** BEGIN Dataset extract **
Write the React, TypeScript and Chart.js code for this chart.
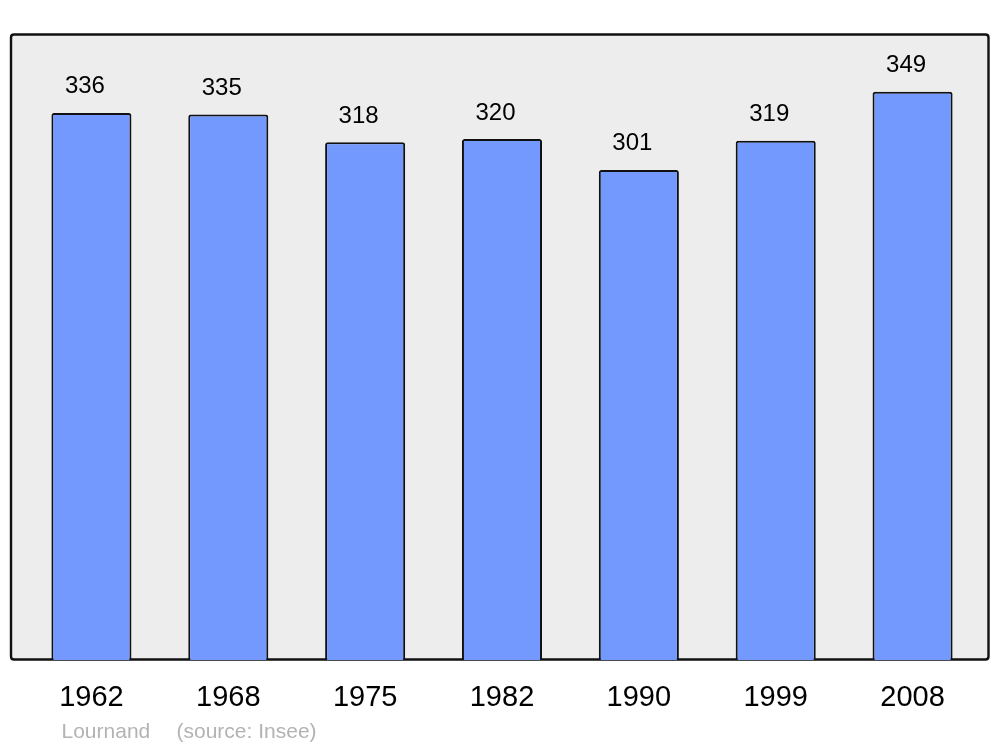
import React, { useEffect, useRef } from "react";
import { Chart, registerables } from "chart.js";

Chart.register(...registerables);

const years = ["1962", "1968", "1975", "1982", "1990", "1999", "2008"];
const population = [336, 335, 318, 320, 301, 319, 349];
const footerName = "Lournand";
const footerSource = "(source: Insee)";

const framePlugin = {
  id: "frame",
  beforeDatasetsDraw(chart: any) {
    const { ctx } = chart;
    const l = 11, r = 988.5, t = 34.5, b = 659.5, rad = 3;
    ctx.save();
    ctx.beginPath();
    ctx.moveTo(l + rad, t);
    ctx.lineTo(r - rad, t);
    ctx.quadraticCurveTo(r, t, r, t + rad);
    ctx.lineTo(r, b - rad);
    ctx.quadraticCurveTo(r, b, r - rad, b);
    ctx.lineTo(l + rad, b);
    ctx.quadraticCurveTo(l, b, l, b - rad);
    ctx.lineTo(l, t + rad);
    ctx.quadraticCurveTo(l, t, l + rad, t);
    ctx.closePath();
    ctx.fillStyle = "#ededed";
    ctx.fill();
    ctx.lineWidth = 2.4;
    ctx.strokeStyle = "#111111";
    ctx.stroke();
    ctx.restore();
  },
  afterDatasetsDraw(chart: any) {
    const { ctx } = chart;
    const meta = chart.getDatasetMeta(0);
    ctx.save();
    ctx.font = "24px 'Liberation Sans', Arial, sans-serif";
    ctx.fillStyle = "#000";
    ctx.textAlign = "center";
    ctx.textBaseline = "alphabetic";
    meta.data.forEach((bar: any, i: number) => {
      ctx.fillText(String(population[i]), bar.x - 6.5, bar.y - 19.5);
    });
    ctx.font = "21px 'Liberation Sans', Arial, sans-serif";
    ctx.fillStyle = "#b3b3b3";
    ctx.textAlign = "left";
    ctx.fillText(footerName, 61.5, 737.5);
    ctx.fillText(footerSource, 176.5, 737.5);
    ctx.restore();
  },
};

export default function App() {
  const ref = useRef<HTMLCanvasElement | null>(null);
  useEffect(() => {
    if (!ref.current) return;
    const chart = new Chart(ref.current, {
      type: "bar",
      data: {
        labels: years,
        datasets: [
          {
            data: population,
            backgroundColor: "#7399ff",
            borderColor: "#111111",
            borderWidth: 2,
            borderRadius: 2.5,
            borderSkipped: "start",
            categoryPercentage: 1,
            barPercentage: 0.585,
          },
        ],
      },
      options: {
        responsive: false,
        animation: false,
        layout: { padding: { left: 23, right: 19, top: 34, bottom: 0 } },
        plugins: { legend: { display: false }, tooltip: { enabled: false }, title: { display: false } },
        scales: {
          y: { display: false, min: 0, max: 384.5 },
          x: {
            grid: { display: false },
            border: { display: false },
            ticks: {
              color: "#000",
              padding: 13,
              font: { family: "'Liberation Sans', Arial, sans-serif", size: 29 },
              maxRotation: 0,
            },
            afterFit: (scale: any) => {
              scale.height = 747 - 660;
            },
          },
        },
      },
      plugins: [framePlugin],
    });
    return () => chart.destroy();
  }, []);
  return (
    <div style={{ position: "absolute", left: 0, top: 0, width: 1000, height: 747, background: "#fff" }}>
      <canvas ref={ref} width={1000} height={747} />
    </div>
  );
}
** END Dataset extract **
◆ **Set task**
Take the lines from the start of the material to the line with "Chart.register(...registerables);", both included, and transcribe them exactly without the pictures.

◆ **The output**
Write the React, TypeScript and Chart.js code for this chart.
import React, { useEffect, useRef } from "react";
import { Chart, registerables } from "chart.js";

Chart.register(...registerables);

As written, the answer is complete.